Going green
Landscape Architect Tony Milne muses over our predilection for greening in our interior spaces.
Historically we have associated surrounding ourselves with palms and other botanical specimens from exotic destinations in our indoor spaces with luxury, rest and relaxation. Be it Victorian glasshouses in our public parks, or domestic conservatories and sun rooms, I am sure the pointed leaves of a mother-in-law’s tongue will resonate with many.
Over recent years, these indoor plants have become very much on-trend, with a huge number of hospitality, commercial and retail establishments lined with pots and prints of palms, fruit salad plants, birds of paradise and living green walls.
This brings back fond memories of my time spent teaching into Lincoln University’s landscape architecture programme in Singapore. I recall the wonderful integration of plants and built form within this humid city. My senses piqued once again when we recently spent some time visiting the Flower Dome and the Cloud Forest at the wonderful Gardens by the Bay.
The latter is a mist-filled 8,000m² conservatory filled with orchids, ferns, vines, mosses, bromeliads and many more species from the moist tropical montane regions of our world. The centrepiece of the dome is the world’s tallest indoor waterfall with which you can engage as you traverse the suspended walkways. This certainly challenges the original concept of the Victorian glasshouse.
A number of years ago we thought a living green wall would be the perfect lift for our studio. I’d seen a number of green walls – the one in ‘The Gauge’, a building in Melbourne with a 6 Star Green Star Office rating, was most memorable with its bold display of epiphytes, lithophytes and hemi-epiphytes growing from mostly expanded foam packaging waste originally destined for landfill. It is hard to resist a beautiful walking iris, the aptly named lipstick plant or even the flamingo flower.
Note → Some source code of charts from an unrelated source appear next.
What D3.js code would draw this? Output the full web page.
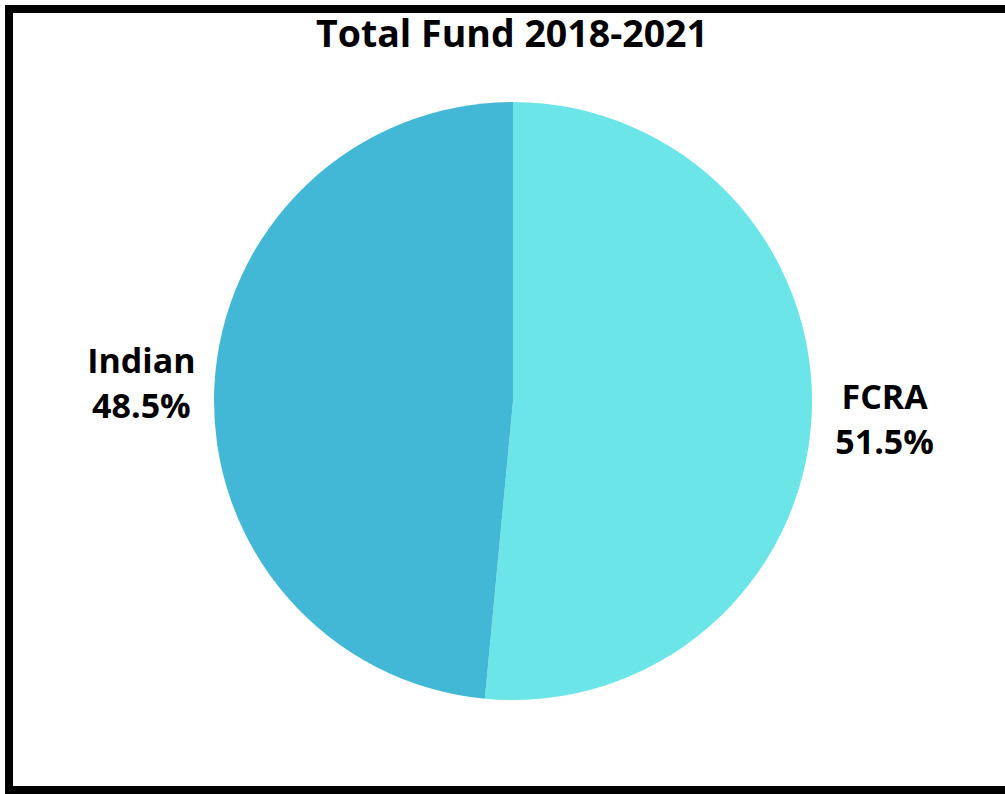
<!DOCTYPE html>
<html>
<head>
<meta charset="utf-8">
<script src="https://cdn.jsdelivr.net/npm/d3@7"></script>
<style>
  body { margin: 0; background: #fff; }
  text { font-family: "Open Sans", sans-serif; font-weight: 700; fill: #000; }
</style>
</head>
<body>
<svg id="svg"></svg>
<script>
const categories = ["FCRA", "Indian"]
const values = [51.5, 48.5]
const colors = ["#6ce5e8", "#43b8d6"]

const width = 1005, height = 794
const cx = 513, cy = 401, radius = 299

const svg = d3.select("#svg")
    .attr("width", width)
    .attr("height", height)

// frame
svg.append("rect")
    .attr("x", 9)
    .attr("y", 9)
    .attr("width", 1010)
    .attr("height", 781)
    .attr("fill", "none")
    .attr("stroke", "#000")
    .attr("stroke-width", 8)

svg.append("text")
    .attr("x", 512)
    .attr("y", 47)
    .attr("text-anchor", "middle")
    .style("font-size", "37.5px")
    .text("Total Fund 2018-2021")

const color = d3.scaleOrdinal().domain(categories).range(colors)

const pie = d3.pie().sort(null).value(d => d.value)
const data = categories.map((c, i) => ({ name: c, value: values[i] }))

const arc = d3.arc().innerRadius(0).outerRadius(radius)
const labelArc = d3.arc().innerRadius(372).outerRadius(372)

const g = svg.append("g").attr("transform", `translate(${cx},${cy})`)

g.selectAll("path")
    .data(pie(data))
    .join("path")
    .attr("d", arc)
    .attr("fill", d => color(d.data.name))

const labels = g.selectAll("text.lbl")
    .data(pie(data))
    .join("text")
    .attr("class", "lbl")
    .attr("text-anchor", "middle")
    .style("font-size", "34px")
    .attr("transform", d => `translate(${labelArc.centroid(d)})`)

labels.append("tspan")
    .attr("x", 0)
    .attr("y", -10)
    .text(d => d.data.name)

labels.append("tspan")
    .attr("x", 0)
    .attr("y", 35)
    .text(d => d.data.value.toFixed(1) + "%")
</script>
</body>
</html>
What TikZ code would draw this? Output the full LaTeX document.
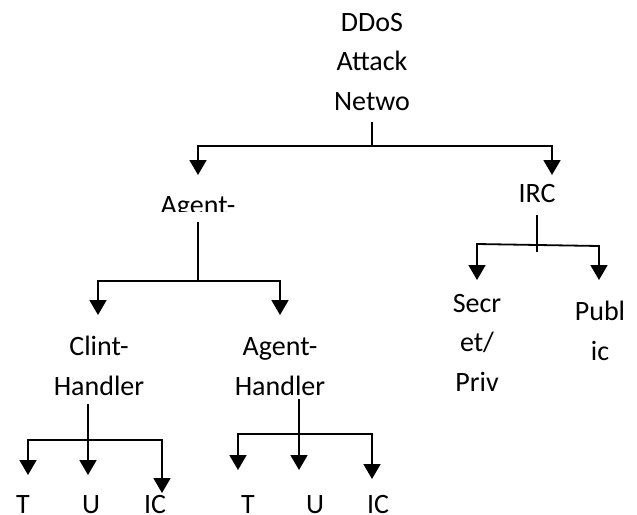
\documentclass[tikz,border=0pt]{standalone}
\usepackage{fontspec}
\setmainfont{Carlito}
\usetikzlibrary{arrows.meta}
\newcommand\lblfont{\fontsize{28}{39.5}\selectfont}
\tikzset{
  lbl/.style={inner sep=0pt, outer sep=0pt, align=center, anchor=base, font=\lblfont},
  ln/.style={line width=1.8pt, draw=black},
  tri/.tip={Triangle[width=17pt,length=15pt]},
  onetip/.style={ln, -tri},
  twotips/.style={ln, tri-tri},
}
\begin{document}
\begin{tikzpicture}[x=1pt,y=-1pt]
\useasboundingbox (0,0) rectangle (637,514);
\fill[white] (0,0) rectangle (637,514);

% labels (a multi-line label sits on the baseline of its last line)
\node[lbl] (root) at (372,110) {DDoS\\Attack\\Netwo};
\begin{scope}
  \clip (0,0) rectangle (637,211);
  \node[lbl] (agent) at (198,214) {Agent-};
\end{scope}
\node[lbl] (irc) at (537,202) {IRC};
\node[lbl] (clint) at (99,395) {Clint-\\Handler};
\node[lbl] (agenth) at (280,395) {Agent-\\Handler};
\node[lbl] (secr) at (477,391) {Secr\\et/\\Priv};
\node[lbl] (publ) at (600,360) {Publ\\ic};
\node[lbl] (t1) at (23,513) {T};
\node[lbl] (u1) at (91,513) {U};
\node[lbl] (ic1) at (155,513) {IC};
\node[lbl] (t2) at (248,513) {T};
\node[lbl] (u2) at (315,513) {U};
\node[lbl] (ic2) at (378,513) {IC};

% junctions
\coordinate (j1) at (372,146);
\coordinate (j2) at (198,281);
\coordinate (j3) at (88,440);
\coordinate (j4) at (299,434);
\coordinate (j5) at (537,252);
\coordinate (h5l) at (477,244);
\coordinate (h5r) at (599,246);

% root -> Agent- / IRC
\draw[ln, shorten <=12pt] (root.south) -- (j1);
\draw[twotips] ([yshift=39pt]agent.base) |- (j1) -| ([xshift=15pt,yshift=27pt]irc.base);

% Agent- -> Clint-Handler / Agent-Handler
\draw[ln] ([yshift=-8pt]agent.base) -- (j2);
\draw[twotips] ([xshift=-1pt,yshift=80pt]clint.base) |- (j2) -| ([yshift=80pt]agenth.base);

% Clint-Handler -> T / U / IC
\draw[onetip, shorten <=9pt] ([xshift=-11pt]clint.south) -- ([xshift=-3pt,yshift=38pt]u1.base);
\draw[twotips] ([xshift=5pt,yshift=38pt]t1.base) |- (j3) -| ([xshift=7pt,yshift=20pt]ic1.base);

% Agent-Handler -> T / U / IC
\draw[onetip, shorten <=4pt] ([xshift=19pt]agenth.south) -- ([xshift=-16pt,yshift=43pt]u2.base);
\draw[twotips] ([xshift=-10pt,yshift=43pt]t2.base) |- (j4) -| ([xshift=-6pt,yshift=34pt]ic2.base);

% IRC -> Secret/Private / Public
\draw[ln, shorten <=13pt] (irc.south) -- (j5);
\draw[twotips] ([yshift=111pt]secr.base) -- (h5l) -- (h5r) -- ([xshift=-1pt,yshift=80pt]publ.base);
\end{tikzpicture}
\end{document}
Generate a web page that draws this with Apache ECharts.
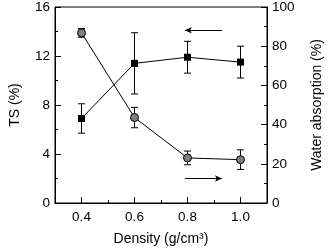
<!DOCTYPE html>
<html>
<head>
<meta charset="utf-8">
<script src="https://cdn.jsdelivr.net/npm/echarts@6/dist/echarts.min.js"></script>
<style>
  html, body { margin: 0; padding: 0; background: #fff; }
  #chart { width: 332px; height: 251px; }
</style>
</head>
<body>
<div id="chart"></div>
<script>
// values
var density = [0.4, 0.6, 0.8, 1.0];
var tsMean = [6.9, 11.4, 11.9, 11.5];
var tsErr = [1.2, 2.5, 1.3, 1.3];
var waMean = [86.8, 43.6, 23.0, 22.1];
var waErr = [2.2, 5.2, 3.5, 5.0];
var xMajor = [0.4, 0.6, 0.8, 1.0];
var xMinor = [0.5, 0.7, 0.9];

var FONT = 'Liberation Sans, Arial, sans-serif';

function pairs(xs, ys) {
  return xs.map(function (x, i) { return [x, ys[i]]; });
}
function errData(xs, m, e) {
  return xs.map(function (x, i) { return [x, m[i] - e[i], m[i] + e[i]]; });
}
// error bar with caps
function renderErr(params, api) {
  var x = api.value(0);
  var lo = api.coord([x, api.value(1)]);
  var hi = api.coord([x, api.value(2)]);
  var w = 3.5;
  var st = { stroke: '#000', lineWidth: 1 };
  return {
    type: 'group',
    children: [
      { type: 'line', shape: { x1: hi[0], y1: hi[1], x2: lo[0], y2: lo[1] }, style: st },
      { type: 'line', shape: { x1: hi[0] - w, y1: hi[1], x2: hi[0] + w, y2: hi[1] }, style: st },
      { type: 'line', shape: { x1: lo[0] - w, y1: lo[1], x2: lo[0] + w, y2: lo[1] }, style: st }
    ]
  };
}

var chart = echarts.init(document.getElementById('chart'), null, { renderer: 'canvas' });
var labelStyle = { color: '#000', fontFamily: FONT, fontSize: 13.5 };
var nameStyle = { color: '#000', fontFamily: FONT, fontSize: 14 };

var option = {
  animation: false,
  grid: {
    left: 47, right: 56, top: 7, bottom: 45,
    show: true, borderColor: '#000', borderWidth: 1, backgroundColor: 'transparent'
  },
  xAxis: [{
    type: 'value', min: 0.3, max: 1.1,
    name: 'Density (g/cm³)', nameLocation: 'middle', nameGap: 29,
    nameTextStyle: nameStyle,
    axisLine: { lineStyle: { color: '#000', width: 1 } },
    axisTick: { show: true, inside: true, length: 6, customValues: xMajor, lineStyle: { color: '#000' } },
    axisLabel: Object.assign({ customValues: xMajor, margin: 7, formatter: function (v) { return v.toFixed(1); } }, labelStyle),
    splitLine: { show: false }
  }, {
    type: 'value', min: 0.3, max: 1.1, position: 'bottom',
    axisLine: { show: false },
    axisTick: { show: true, inside: true, length: 3, customValues: xMinor, lineStyle: { color: '#000' } },
    axisLabel: { show: false },
    splitLine: { show: false }
  }],
  yAxis: [{
    type: 'value', min: 0, max: 16, interval: 4,
    name: 'TS (%)', nameLocation: 'middle', nameGap: 33,
    nameTextStyle: nameStyle,
    axisLine: { show: true, lineStyle: { color: '#000', width: 1 } },
    axisTick: { show: true, inside: true, length: 6, lineStyle: { color: '#000' } },
    minorTick: { show: true, splitNumber: 2, length: 3, lineStyle: { color: '#000' } },
    axisLabel: Object.assign({ margin: 5 }, labelStyle),
    splitLine: { show: false }
  }, {
    type: 'value', min: 0, max: 100, interval: 20, position: 'right',
    name: 'Water absorption (%)', nameLocation: 'middle', nameGap: 43, nameRotate: 90,
    nameTextStyle: nameStyle,
    axisLine: { show: true, lineStyle: { color: '#000', width: 1 } },
    axisTick: { show: true, inside: true, length: 6, lineStyle: { color: '#000' } },
    minorTick: { show: true, splitNumber: 2, length: 3, lineStyle: { color: '#000' } },
    axisLabel: Object.assign({ margin: 5 }, labelStyle),
    splitLine: { show: false }
  }],
  series: [{
    type: 'custom', name: 'tsErr', xAxisIndex: 0, yAxisIndex: 0, z: 1,
    renderItem: renderErr, encode: { x: 0, y: [1, 2] },
    data: errData(density, tsMean, tsErr)
  }, {
    type: 'custom', name: 'waErr', xAxisIndex: 0, yAxisIndex: 1, z: 1,
    renderItem: renderErr, encode: { x: 0, y: [1, 2] },
    data: errData(density, waMean, waErr)
  }, {
    type: 'line', name: 'TS', xAxisIndex: 0, yAxisIndex: 0, z: 3,
    data: pairs(density, tsMean),
    symbol: 'rect', symbolSize: 7,
    itemStyle: { color: '#000' },
    lineStyle: { color: '#000', width: 1 },
    markLine: {
      silent: true, symbol: ['none', 'arrow'], symbolSize: [5, 7],
      lineStyle: { color: '#000', width: 1, type: 'solid' },
      label: { show: false },
      data: [
        [{ coord: [0.93, 14.1] }, { coord: [0.79, 14.1] }],
        [{ coord: [0.79, 2.0] }, { coord: [0.93, 2.0] }]
      ]
    }
  }, {
    type: 'line', name: 'Water absorption', xAxisIndex: 0, yAxisIndex: 1, z: 3,
    data: pairs(density, waMean),
    symbol: 'circle', symbolSize: 8,
    itemStyle: { color: '#7f7f7f', borderColor: '#000', borderWidth: 1 },
    lineStyle: { color: '#000', width: 1 }
  }]
};
chart.setOption(option);
</script>
</body>
</html>
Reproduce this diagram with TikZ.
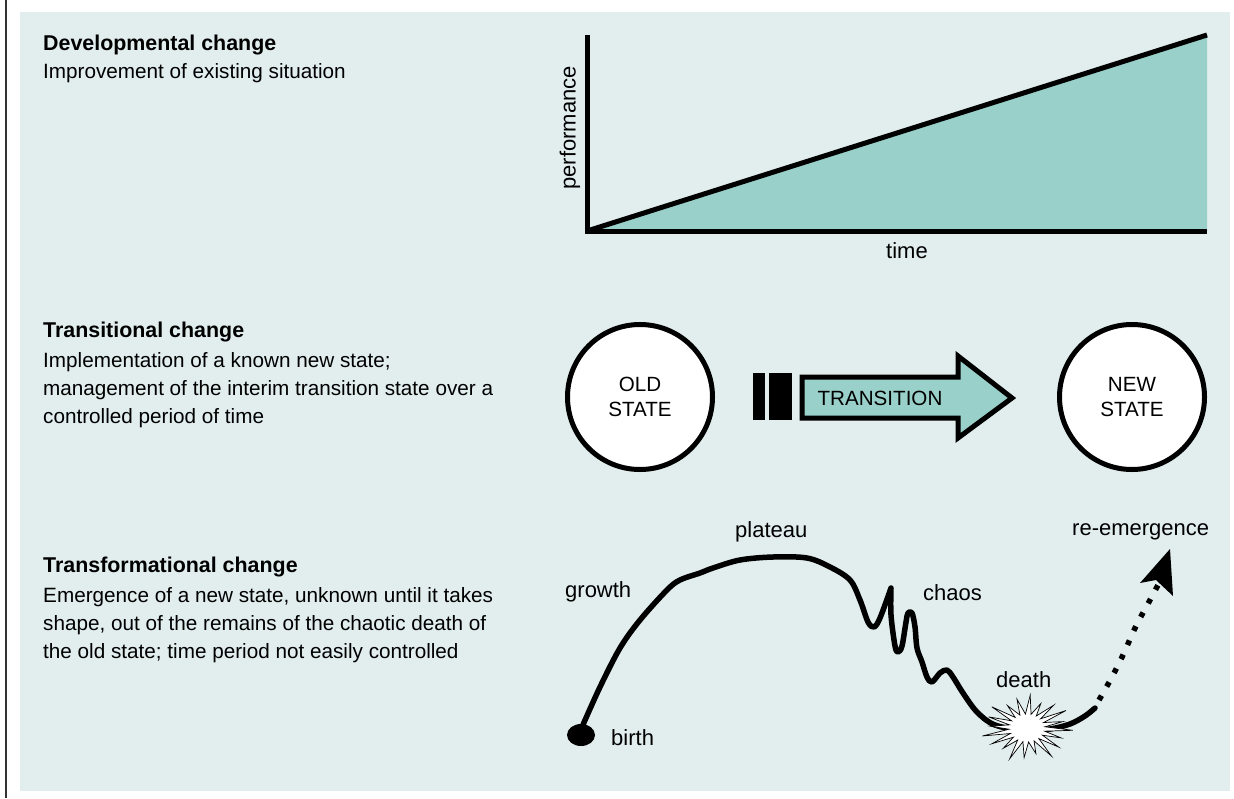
\documentclass[tikz,border=0pt]{standalone}
\usepackage{fontspec}
\setmainfont{Liberation Sans}
\definecolor{bgc}{HTML}{E1EEED}
\definecolor{tealfill}{HTML}{99D1CA}
\begin{document}
\begin{tikzpicture}[x=1pt,y=-1pt,
  titlefont/.style={font=\bfseries\fontsize{21.4}{26}\selectfont, anchor=base west, inner sep=0pt},
  bodyfont/.style={font=\fontsize{20.7}{26}\selectfont, anchor=base west, inner sep=0pt},
  lbl/.style={font=\fontsize{22}{26}\selectfont, anchor=base west, inner sep=0pt},
  axisline/.style={line width=5pt, line cap=butt, line join=miter},
  statecircle/.style={circle, draw=black, line width=5pt, fill=white, minimum size=145pt, inner sep=0pt, align=center, font=\fontsize{20.6}{24.5}\selectfont},
  arrowshape/.style={draw=black, fill=tealfill, line width=5pt, line join=miter},
  lifecurve/.style={line width=5.5pt, line cap=round, line join=round},
  dotted-path/.style={line width=5.5pt, line cap=butt, dash pattern=on 5pt off 10.5pt},
  starfill/.style={fill=white, draw=black, line width=0.7pt, line join=miter}
]
\useasboundingbox (0,0) rectangle (1234,798);
\fill[white] (0,0) rectangle (1234,798);
\draw[line width=1.5pt, black!80] (6,0) -- (6,798);
\fill[bgc] (20,12) rectangle (1230,791);

% ---------- left texts ----------
\node[titlefont] (devT) at (43,50) {Developmental change};
\node[bodyfont] (devB) at (43,78) {Improvement of existing situation};

\node[titlefont] (traT) at (43,337) {Transitional change};
\node[bodyfont] (traB1) at (43,367) {Implementation of a known new state;};
\node[bodyfont] (traB2) at (43,395) {management of the interim transition state over a};
\node[bodyfont] (traB3) at (43,423) {controlled period of time};

\node[titlefont] (tfT) at (43,572) {Transformational change};
\node[bodyfont] (tfB1) at (43,602) {Emergence of a new state, unknown until it takes};
\node[bodyfont] (tfB2) at (43,630) {shape, out of the remains of the chaotic death of};
\node[bodyfont] (tfB3) at (43,658) {the old state; time period not easily controlled};

% ---------- developmental graph ----------
\coordinate (origin) at (587,231);
\coordinate (ytop) at (587,35);
\coordinate (xend) at (1207,231);
\coordinate (lineend) at (1207,35);
\fill[tealfill] (origin) -- (lineend) -- (xend) -- cycle;
\draw[axisline] (ytop) -- (origin) -- (xend);
\draw[axisline] (origin) -- (lineend);
\node[font=\fontsize{22}{26}\selectfont, rotate=90, inner sep=0pt] (perf) at (570,128) {performance};
\node[lbl] (time) at (886,258) {time};

% ---------- transitional ----------
\node[statecircle] (old) at (640,397) {OLD\\STATE};
\node[statecircle] (new) at (1132,397) {NEW\\STATE};
\fill[black] (753,373) rectangle (765,420);
\fill[black] (769,373) rectangle (792,420);
\draw[arrowshape] (802,377) -- (958,377) -- (958,356) -- (1012,398) -- (958,438) -- (958,418) -- (802,418) -- cycle;
\node[font=\fontsize{20.6}{24}\selectfont, inner sep=0pt] (trans) at (880,398) {TRANSITION};

% ---------- transformational ----------
\coordinate (birthpt) at (581,735);
\fill[black] (birthpt) ellipse [x radius=14pt, y radius=11pt];
\draw[lifecurve]
  plot[smooth, tension=0.55] coordinates {(582,727) (600,687) (620,648) (640,620) (667,590) (680,580) (700,573) (713,568) (740,560) (773,557) (807,558) (830,567) (850,580) (860,600) (868,622) (874,627) (880,618) (891,588)}
  -- plot[smooth, tension=0.55] coordinates {(891,588) (891,615) (895,646) (898,652) (902,646) (906,622) (908,613) (912,613) (915,627) (917,648) (922,662) (927,677) (932,682) (940,673) (947,670) (953,677) (963,693) (977,712) (995,725) (1027,731) (1050,729) (1070,724) (1085,716) (1095,708)};
\draw[dotted-path] plot[smooth, tension=0.5] coordinates {(1099,700) (1112,677) (1123,655) (1136,626) (1150,600) (1158,585)};
\fill[black] (1170,549) -- (1140,583) -- (1156,580) -- (1173,596) -- cycle;
\coordinate (deathpt) at (1027,728);
\draw[starfill] plot[samples at={0,...,39}, variable=\k]
  ({1027+ifthenelse(mod(\k,2)==0,(1-0.1*mod(\k,3))*46,18)*cos(9*\k+4)},
   {728+ifthenelse(mod(\k,2)==0,(1-0.1*mod(\k,3))*33,14)*sin(9*\k+4)}) -- cycle;

\node[lbl] (plateau) at (735,537) {plateau};
\node[lbl] (growth) at (565,597) {growth};
\node[lbl] (birth) at (611,745) {birth};
\node[lbl] (chaos) at (923,600) {chaos};
\node[lbl] (death) at (996,687) {death};
\node[lbl] (reem) at (1072,535) {re-emergence};
\end{tikzpicture}
\end{document}
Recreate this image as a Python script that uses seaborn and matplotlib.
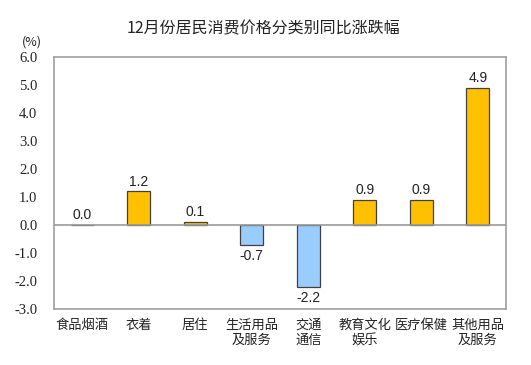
import matplotlib
matplotlib.use("Agg")
import matplotlib.pyplot as plt
import seaborn as sns
import pandas as pd

categories = ["食品烟酒", "衣着", "居住", "生活用品\n及服务", "交通\n通信", "教育文化\n娱乐", "医疗保健", "其他用品\n及服务"]
values = [0.0, 1.2, 0.1, -0.7, -2.2, 0.9, 0.9, 4.9]
yticks = [-3.0, -2.0, -1.0, 0.0, 1.0, 2.0, 3.0, 4.0, 5.0, 6.0]
title = "12月份居民消费价格分类别同比涨跌幅"

sns.set_theme(style="white")
plt.rcParams['font.family'] = ['Noto Sans CJK SC', 'DejaVu Sans']

df = pd.DataFrame({"cat": categories, "val": values})
df["sign"] = ["neg" if v < 0 else "pos" for v in values]

fig = plt.figure(figsize=(5.31, 3.65), dpi=100)
ax = fig.add_axes([54/531, 1-309/365, 452/531, 252/365])

sns.barplot(data=df, x="cat", y="val", hue="sign", palette={"pos": "#FFC000", "neg": "#99CCFF"},
            dodge=False, width=0.4, edgecolor="#404040", linewidth=0.9, legend=False, ax=ax,
            order=categories, saturation=1)

ax.set_ylim(-3, 6)
ax.set_xlim(-0.5, len(categories) - 0.5)
ax.set_yticks(yticks)
ax.set_yticklabels([f"{t:.1f}" for t in yticks], family="Liberation Serif", fontsize=10.5, color="#222222")
ax.tick_params(axis="y", direction="in", length=3, color="#999999", pad=12)
ax.tick_params(axis="x", length=0, pad=7, labelsize=9.5, colors="#222222")
for lbl in ax.get_xticklabels():
    lbl.set_linespacing(1.25)
    lbl.set_verticalalignment("top")
ax.set_xlabel("")
ax.set_ylabel("")
ax.axhline(0, color="#999999", linewidth=1.2, zorder=5)
for s in ax.spines.values():
    s.set_color("#a0a0a0")
    s.set_linewidth(1.2)

for i, v in enumerate(values):
    if v >= 0:
        ax.annotate(f"{v:.1f}", (i, v), xytext=(0, 2), textcoords="offset points",
                    ha="center", va="bottom", fontsize=10, color="#222222", family="Liberation Sans")
    else:
        ax.annotate(f"{v:.1f}", (i, v), xytext=(0, -3), textcoords="offset points",
                    ha="center", va="top", fontsize=10, color="#222222", family="Liberation Sans")

fig.text(263/531, 1 - 29/365, title, ha="center", va="center", fontsize=11.5, color="#222222")
fig.text(32/531, 1 - 42/365, "(%)", ha="center", va="center", fontsize=9, color="#222222")

fig.savefig("out.png", dpi=100, facecolor="white")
Of course, our desire was to pack our internal green wall with fern, moss and groundcover species native to Aotearoa. However, our dream was derailed once we delved into the cost! Undeterred, we reconsidered our options, and floating above our studio space we now have 21 white pots spilling over with Syngonium podophyllum.
Unlike a lot of potted plants I try to keep alive, the Syngonium has thrived despite my lack of attention. Luckily, others within our office make sure the pot mix is kept moist. The green leaves tumble down and the trailing vines entwine to provide us with an ethereal green ceiling that only drops water on the odd occasion.
Every other new building design I see starts off with an internal green wall until the sickle of value engineering cuts a swathe through the project budget. But is it just a fad that will be surpassed by the next ‘in thing’, or could this inside greening be here to stay – when budgets allow?
Without an in-depth analysis of the benefits of the potted Syngonium in our studio, I happily defer to current research that shows that there are a good many things indoor plants contribute to our lives.
Our lives are becoming busier, immersed in technology, and our cities increasingly intensified. Perhaps our biophilic orientation (an ingrained desire to immerse ourselves in nature and bring more of the landscape indoors) is an attempt to ‘disconnect’ and reconnect with nature to improve our wellbeing.